Maltby, Richard Jr., and David Shire, writers of five decades of theatrical songs (f. 1958). Richard Maltby Jr., lyr. (b. Ripon, Wise, Oct. 6,1937); David Lee Shire, comp. (b. Buffalo, N.Y., July 3, 1937).

It seemed almost inevitable that Richard Maltby and David Shire would work together. Both were sons of bandleaders; both attended Yale, where they first collaborated in 1958 on an undergraduate musical version of Cyrano de Bergerac. After graduation, they staged their first professional production, The Sap of Life, produced Off-Broadway. When the show flopped, Shire went to L.A., where he started scoring for television and movies.

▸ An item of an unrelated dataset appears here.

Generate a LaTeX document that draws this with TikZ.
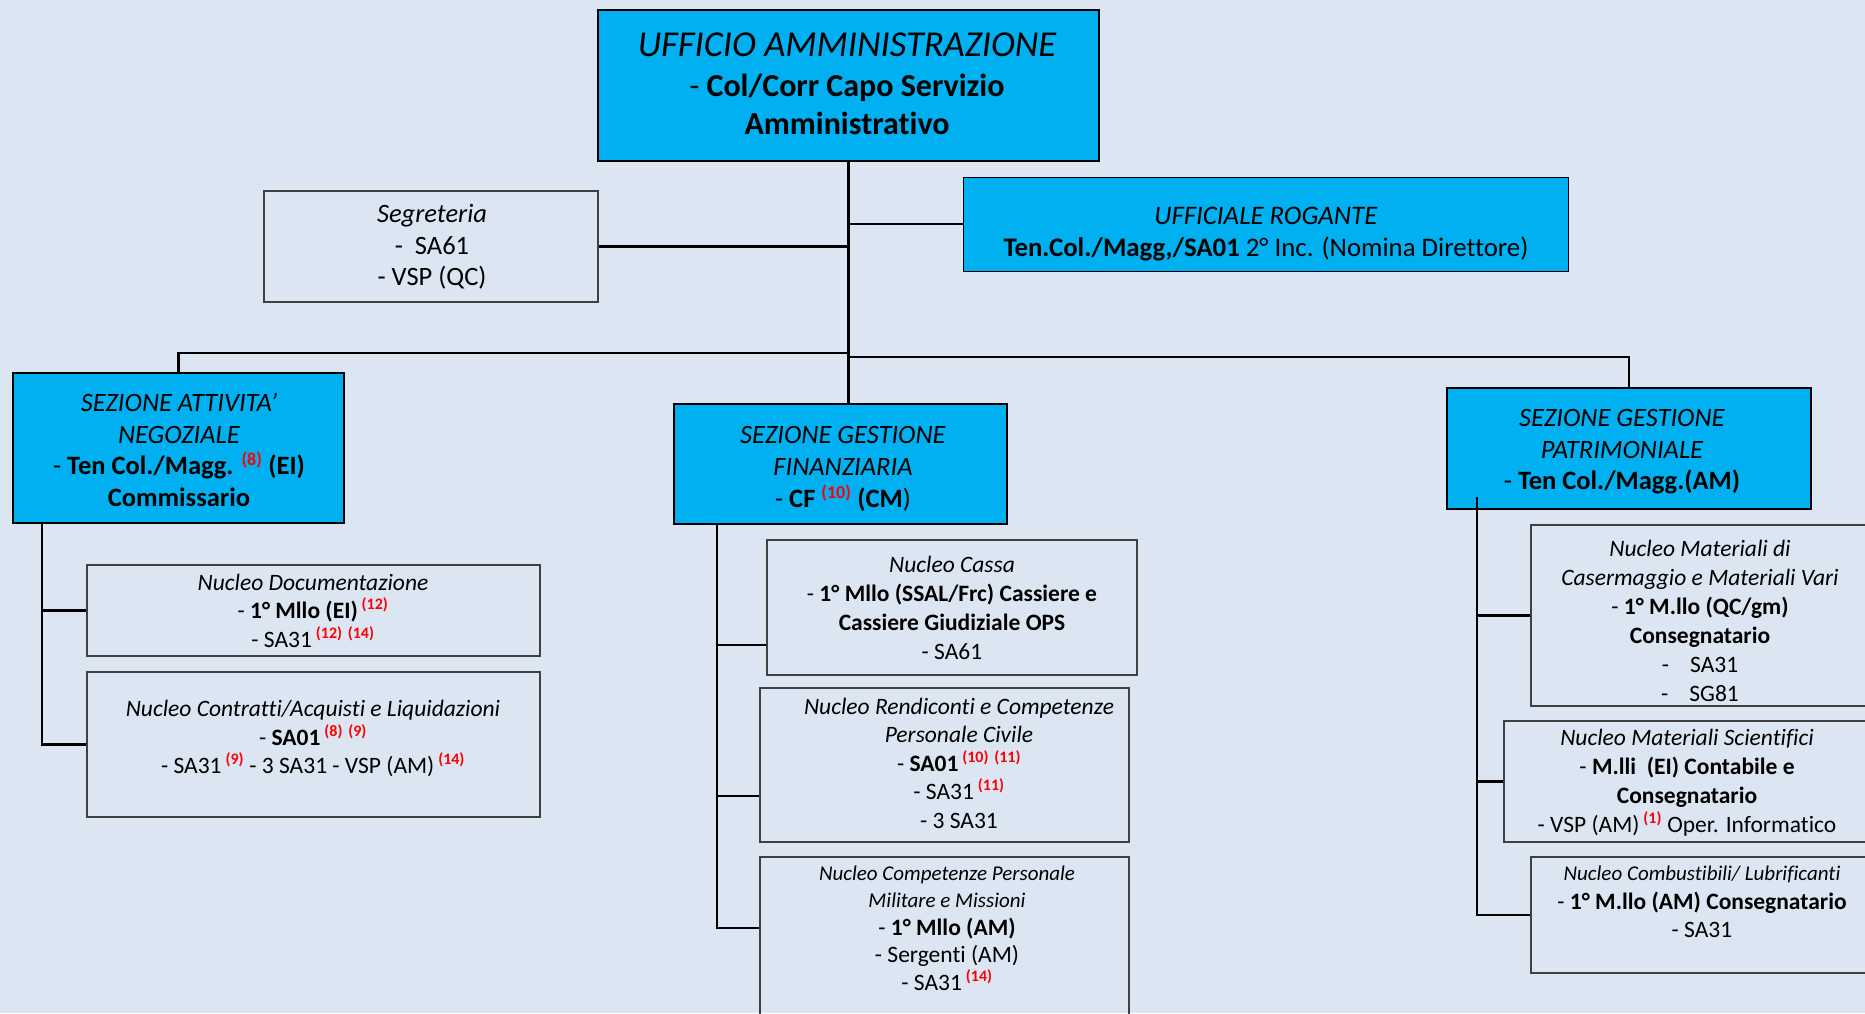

In 1977, Shire reteamed with Maltby for the Off-Broadway revue Starting Here, Starting Now. The show, consisting largely of songs from shows by the duo that didn’t make it originally, had a successful run. In 1978, Maltby had a solo success writing the book and some lyrics for the Broadway musical Ain’t Misbehaving. That same year, Shire’s adapted score to Saturday Night Fever won him a Grammy Award (which he shared with a cast of dozens) for Best Album. A year later, Shire competed against himself for the best song at the Oscars, winning for “It Goes Like It Goes” from Norma Rae. In 1983, the duo landed their first Broadway collaboration, Baby, which had a modestly profitable run of over half a year, and has since been produced over 250 times around the world. Maltby also directed and wrote lyrics for the Broadway production of Andrew Lloyd Webber’s Song and Dance and adapted the libretto and lyrics for Miss Saigon into English.

In 1989, Maltby and Shire collaborated on yet another Off-Broadway revue, Closer Than Ever. Two years later, Maltby was back on Broadway again as the lyricist for the musical Nick and Nora. In 1996, he and Shire were tapped to write a musical version of the film Big, for which they were nominated for a best score Tony Award. In 1998, Shire was nominated for an Emmy for his score to the made-for-TV remake of Rear Window.